ON BEING A WALKER AS WELL AS A WRITER…

"I liked to think of myself as a walker before embarking on The Art of Wandering, but having read and written about the pedestrian achievements of De Quincey, Wordsworth and co., I began to see that this term in an altogether different light and I’m now rather reluctant to describe myself as a walker at all. In fact since my children were born my already modest achievements as a walker have been diminished even further and I am now reduced to repeating a short daily circuit to and from school/nursery at an excruciatingly slow pace."

The Art of Wandering is published by Oldcastle Books, and a PDF of the introduction is available for free from the publisher’s site.

**A SIGNED COPY OF THE ART OF WANDERING, PLUS PSYCHOGEOGRAPHY, IS UP FOR GRABS: JUST LEAVE A COMMENT BELOW, OR DIRECT MESSAGE @BLENGLISH_DRAMA, WITH THE ANSWER TO THE FOLLOWING QUESTION: WHICH STOKE NEWINGTON EDUCATED AMERICAN WRITER WROTE THE KEY LONDON WALKING TEXT 'THE MAN OF THE CROWD' (CURRENTLY ON DISPLAY IN WRITING BRITAIN)?**

13 May 2012

Grands projets…petits souvenirs

Finally a proper day off, and a chance to go ambling again round East London, fuelled by the kiss of the sun - and some Bloody Marys - on my face.

There seems to be less fencing by the Olympic Stadium now- from the Lea-side anyway – but I’m still struck by how something so monumental can seem (to me)  so underwhelming.  I remember when I first came across it a year or so back: I assumed it was a particularly enlightened local council’s new  community stadium, and took a while to be convinced that This was It.
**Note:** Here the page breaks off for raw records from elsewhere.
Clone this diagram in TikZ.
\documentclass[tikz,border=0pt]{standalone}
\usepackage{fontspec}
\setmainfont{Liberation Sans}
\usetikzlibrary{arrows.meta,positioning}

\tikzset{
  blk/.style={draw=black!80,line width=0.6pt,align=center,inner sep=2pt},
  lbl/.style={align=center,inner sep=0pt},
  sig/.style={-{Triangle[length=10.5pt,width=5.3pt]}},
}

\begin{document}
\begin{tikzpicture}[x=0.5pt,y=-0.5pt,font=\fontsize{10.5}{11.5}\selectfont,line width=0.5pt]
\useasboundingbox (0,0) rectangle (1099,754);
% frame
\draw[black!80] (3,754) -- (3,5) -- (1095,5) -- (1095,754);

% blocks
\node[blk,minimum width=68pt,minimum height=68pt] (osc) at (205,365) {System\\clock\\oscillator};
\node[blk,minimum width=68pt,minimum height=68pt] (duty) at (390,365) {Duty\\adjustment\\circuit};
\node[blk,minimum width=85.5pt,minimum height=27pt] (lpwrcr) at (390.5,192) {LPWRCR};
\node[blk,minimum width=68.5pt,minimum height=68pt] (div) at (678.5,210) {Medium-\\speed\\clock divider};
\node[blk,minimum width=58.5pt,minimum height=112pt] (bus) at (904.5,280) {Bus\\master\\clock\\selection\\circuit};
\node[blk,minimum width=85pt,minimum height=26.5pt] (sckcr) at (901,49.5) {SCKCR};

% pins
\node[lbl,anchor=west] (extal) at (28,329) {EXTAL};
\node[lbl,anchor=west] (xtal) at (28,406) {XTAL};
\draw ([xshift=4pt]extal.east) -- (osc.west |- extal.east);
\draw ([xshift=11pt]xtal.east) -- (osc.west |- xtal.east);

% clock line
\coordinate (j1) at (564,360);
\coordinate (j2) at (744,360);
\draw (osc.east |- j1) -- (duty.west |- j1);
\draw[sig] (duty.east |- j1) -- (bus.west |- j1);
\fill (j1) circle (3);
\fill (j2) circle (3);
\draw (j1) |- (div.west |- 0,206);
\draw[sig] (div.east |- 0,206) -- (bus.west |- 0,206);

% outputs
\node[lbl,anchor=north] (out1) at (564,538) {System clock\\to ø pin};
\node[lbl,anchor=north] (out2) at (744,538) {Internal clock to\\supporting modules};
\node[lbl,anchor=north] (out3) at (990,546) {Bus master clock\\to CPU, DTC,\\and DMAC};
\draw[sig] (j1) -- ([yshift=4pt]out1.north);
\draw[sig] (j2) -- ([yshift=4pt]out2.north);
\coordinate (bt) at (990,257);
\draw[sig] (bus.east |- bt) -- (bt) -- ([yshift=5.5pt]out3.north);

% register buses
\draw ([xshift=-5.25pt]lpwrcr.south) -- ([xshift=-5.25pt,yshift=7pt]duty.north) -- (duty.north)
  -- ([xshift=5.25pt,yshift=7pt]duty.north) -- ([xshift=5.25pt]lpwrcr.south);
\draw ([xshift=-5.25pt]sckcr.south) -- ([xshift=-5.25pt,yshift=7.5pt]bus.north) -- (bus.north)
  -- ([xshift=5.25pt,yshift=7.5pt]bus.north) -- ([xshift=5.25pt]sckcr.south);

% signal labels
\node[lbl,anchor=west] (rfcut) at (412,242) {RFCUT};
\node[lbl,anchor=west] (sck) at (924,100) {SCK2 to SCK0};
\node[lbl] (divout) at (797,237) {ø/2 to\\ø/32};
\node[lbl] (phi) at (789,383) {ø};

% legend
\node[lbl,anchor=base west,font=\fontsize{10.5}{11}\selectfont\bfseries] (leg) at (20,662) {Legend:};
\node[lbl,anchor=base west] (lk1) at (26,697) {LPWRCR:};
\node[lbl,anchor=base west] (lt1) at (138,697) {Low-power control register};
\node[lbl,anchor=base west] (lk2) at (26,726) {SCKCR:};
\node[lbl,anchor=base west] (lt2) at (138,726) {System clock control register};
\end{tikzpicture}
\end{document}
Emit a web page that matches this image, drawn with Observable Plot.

It’s been fun watching the Mittal Tower wend its way upwards; now complete, it’ll be interesting to see if it elbows its way into the familiar London skyline in the way the Shard definitely has. 
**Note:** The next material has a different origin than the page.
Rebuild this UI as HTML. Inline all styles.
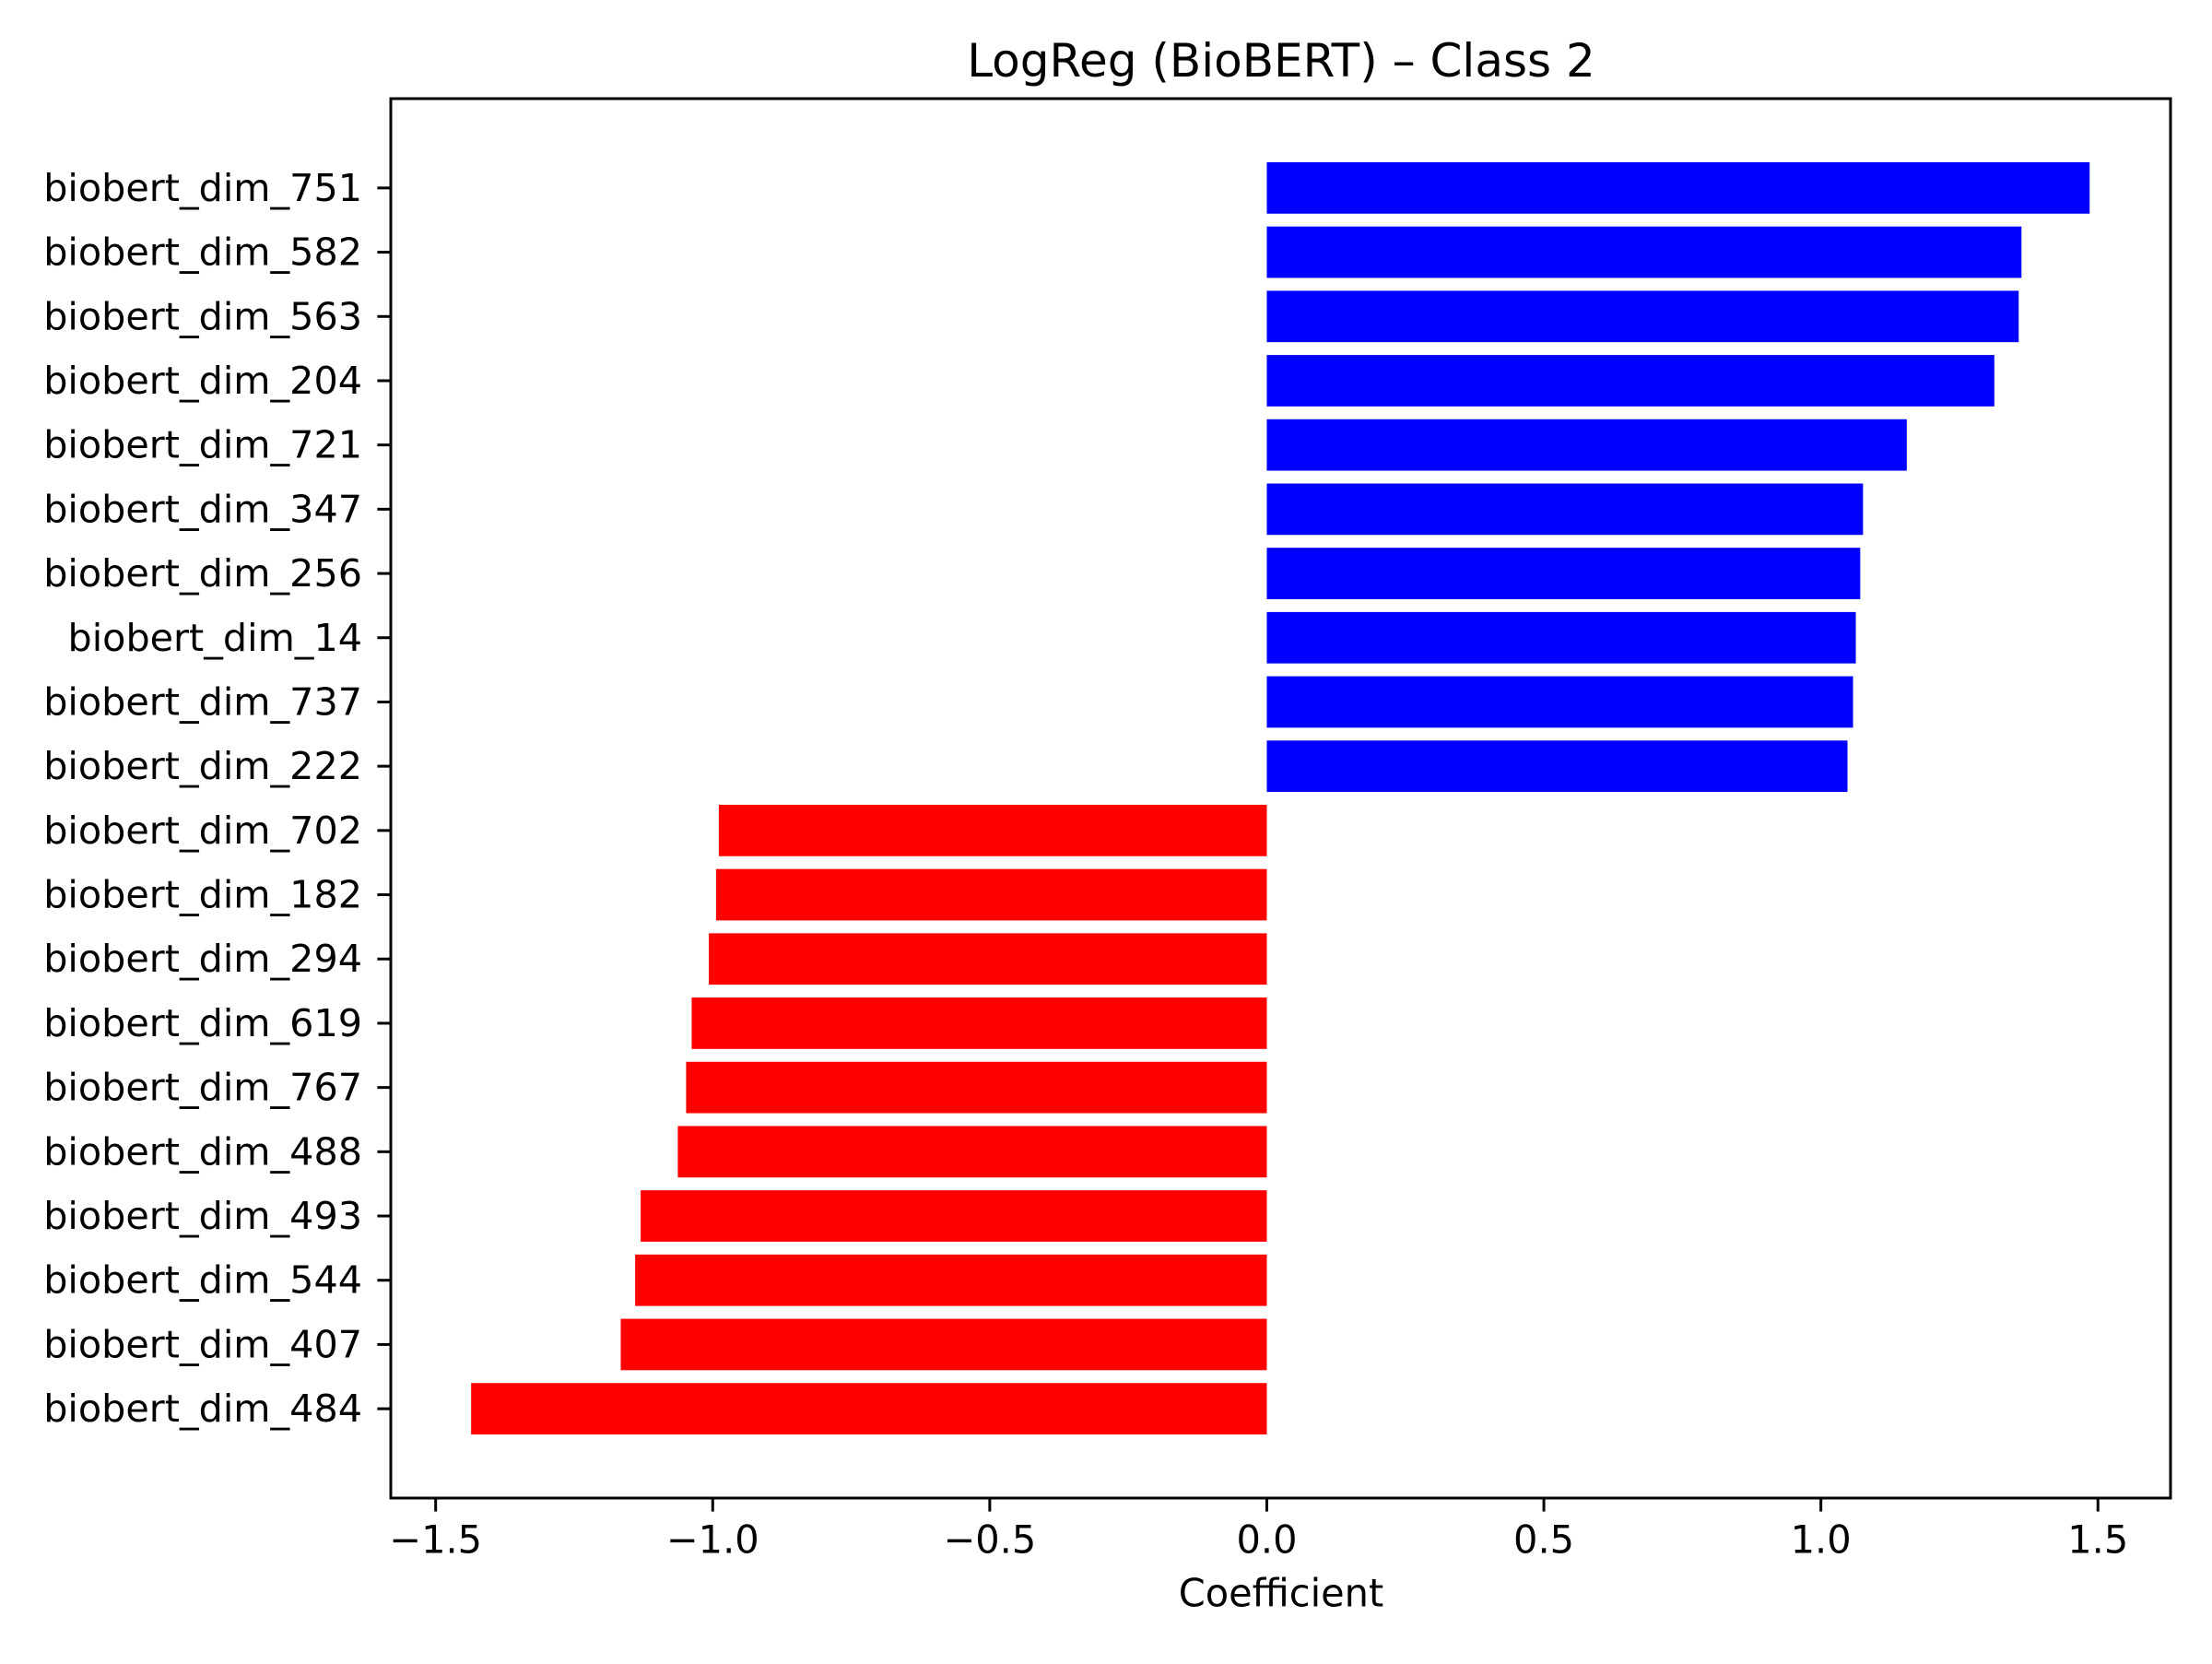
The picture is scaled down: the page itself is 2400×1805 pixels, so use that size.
<!DOCTYPE html>
<html><head><meta charset="utf-8"><style>
html,body{margin:0;padding:0;background:#fff;}
svg text{font-family:"DejaVu Sans","Liberation Sans",sans-serif;fill:#000;}
</style></head>
<body>
<svg id="chart" width="2400" height="1800" viewBox="0 0 2400 1800" xmlns="http://www.w3.org/2000/svg">
<rect width="2400" height="1800" fill="#fff"/>
<text x="1390" y="66" font-size="50" text-anchor="middle" dominant-baseline="central">LogReg (BioBERT) – Class 2</text>
<g id="bars"></g>
<g id="yticks"></g>
<g id="xticks"></g>
<rect x="424" y="107" width="1931" height="1518" fill="none" stroke="#000" stroke-width="3"/>
<text x="1390" y="1728" font-size="41.5" text-anchor="middle" dominant-baseline="central">Coefficient</text>
</svg>
<script>
const features = ["biobert_dim_751","biobert_dim_582","biobert_dim_563","biobert_dim_204","biobert_dim_721","biobert_dim_347","biobert_dim_256","biobert_dim_14","biobert_dim_737","biobert_dim_222","biobert_dim_702","biobert_dim_182","biobert_dim_294","biobert_dim_619","biobert_dim_767","biobert_dim_488","biobert_dim_493","biobert_dim_544","biobert_dim_407","biobert_dim_484"];
const coefficients = [1.485,1.362,1.357,1.313,1.155,1.076,1.071,1.063,1.058,1.048,-0.989,-0.994,-1.007,-1.038,-1.048,-1.063,-1.130,-1.140,-1.166,-1.436];
const xTickValues = [-1.5,-1.0,-0.5,0.0,0.5,1.0,1.5];
const xTickLabels = ["−1.5","−1.0","−0.5","0.0","0.5","1.0","1.5"];

const NS = "http://www.w3.org/2000/svg";
const L = 424, R = 2355, T = 107, B = 1625;
const xmin = -1.581, xmax = 1.631;
const x = v => L + (v - xmin) / (xmax - xmin) * (R - L);
const n = features.length;
const ymin = -0.4 - 0.99, ymax = (n - 1) + 0.4 + 0.99;
const y = i => T + (i - ymin) / (ymax - ymin) * (B - T);
const bh = 0.8 * (B - T) / (ymax - ymin);

const gb = document.getElementById('bars');
const gy = document.getElementById('yticks');
const gx = document.getElementById('xticks');
function mk(tag, attrs){const e=document.createElementNS(NS,tag);for(const k in attrs)e.setAttribute(k,attrs[k]);return e;}

features.forEach((f, i) => {
  const v = coefficients[i];
  const cy = y(i);
  const r = mk('rect', {x: Math.min(x(0), x(v)), y: cy - bh/2, width: Math.abs(x(v) - x(0)), height: bh, fill: v >= 0 ? '#0000ff' : '#ff0000'});
  
  
  gb.appendChild(r);
  const t = mk('line', {x1: L - 14.6, x2: L, y1: cy, y2: cy, stroke: '#000', 'stroke-width': 3});
  
  
  gy.appendChild(t);
  const tx = mk('text', {x: L - 31, y: cy, 'font-size': 41.3, 'text-anchor': 'end', 'dominant-baseline': 'central'});
  tx.textContent = f;
  
  
  gy.appendChild(tx);
});

xTickValues.forEach((v, i) => {
  const px = x(v);
  const t = mk('line', {x1: px, x2: px, y1: B, y2: B + 14.6, stroke: '#000', 'stroke-width': 3});
  
  
  gx.appendChild(t);
  const tx = mk('text', {x: px, y: 1670, 'font-size': 41.5, 'text-anchor': 'middle', 'dominant-baseline': 'central'});
  tx.textContent = xTickLabels[i];
  
  
  gx.appendChild(tx);
});
</script>
</body></html>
Turning off the Lea a little further North, we headed across to Clapton Pond.

Clapton

Seeing the pond - a mix of young mothers and older special brew aficionados – reminded me of a poem by Harold Pinter that we’ve included in Writing Britain.  Brought up off the Lower Clapton Road, Pinter memorialises this part of London in many of his early plays. The Homecoming is rooted in childhood memories of Hackney, while The Caretaker proposes any number of extraordinary London journeys: from Davies’s navigation of the North Circular in search of shoes, to Mick’s absurdly aggressive detailing of bus routes passing through the Angel Islington.
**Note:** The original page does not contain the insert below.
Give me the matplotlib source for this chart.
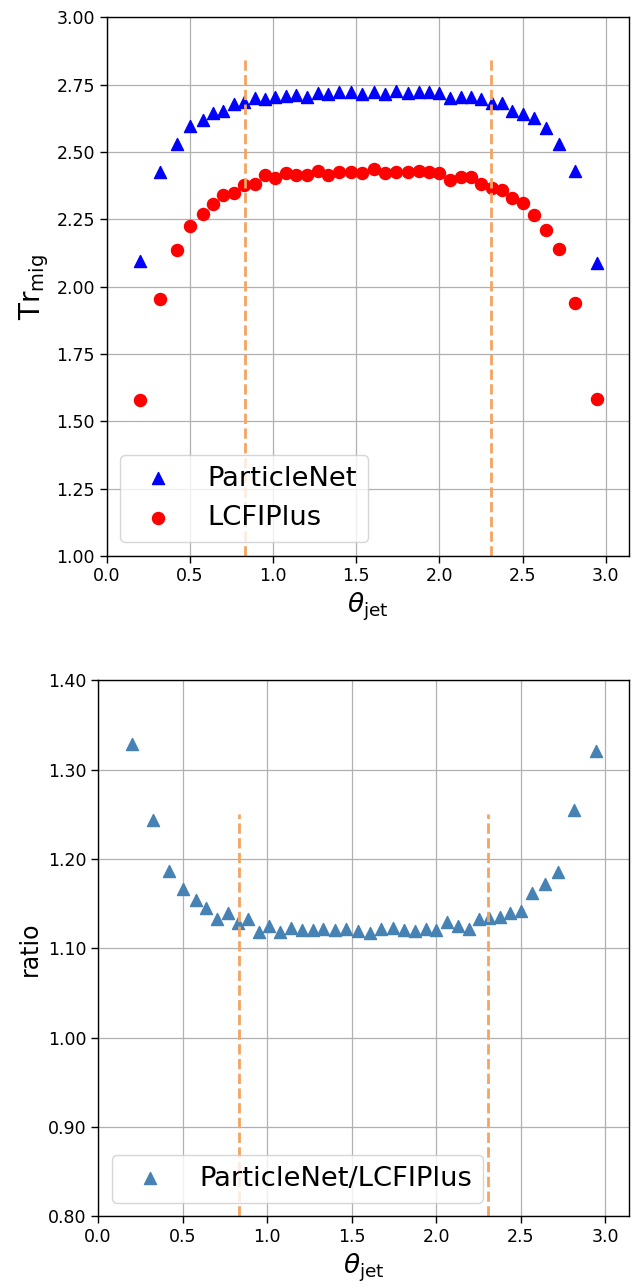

However, for the exhibition we chose a handwritten draft of a poem that recalls an inspirational childhood teacher: ‘Joseph Brearley 1909 – 1977'. Pinter would tramp across East London with Brearley, declaiming Webster and Shakespeare into the wind. The poem is rooted in detailed place markers, mapping Pinter’s emotional and topographical past:

From Clapton Pond to Stamford Hill
And on,
Through Manor House to Finsbury Park,
And Back
On the dead 653 trolleybus.

The trolleybus is dead, as was Jospeh Brearley at the point of composition, but Pinter recalls his youth in what, for me, is one of his most emotionally engaging poems- small, accumulated memories marking the landscape in a way grander projects don’t always manage. In the draft displayed, Pinter lists the real names of his childhood friends, deleted from the published version- the ghosts that Pinter encourages us to face in the great speech from No Man’s Land.

You might see faces of others in shadow or cheeks of others turning or jaws or backs of necks or eyes, dark under hat, which might remind you of others whom you once knew, whom you thought long dead but from whom you will still receive a sidelong glance if you can face the good ghost.
Allow the love of the good ghost.

I was glad that the Times Higher review picked up on this exhibit, and a recording of Pinter reading his poem was played on the end of a Financial Times podcast that I recorded on Friday, along with poet Owen Sheers and art critic Jackie Wullschlager. I know the poem well, but had never heard Pinter’s reading. The staccato start suggests the violence of his War poetry, but makes it all the more affecting as the walk, and memories, progress.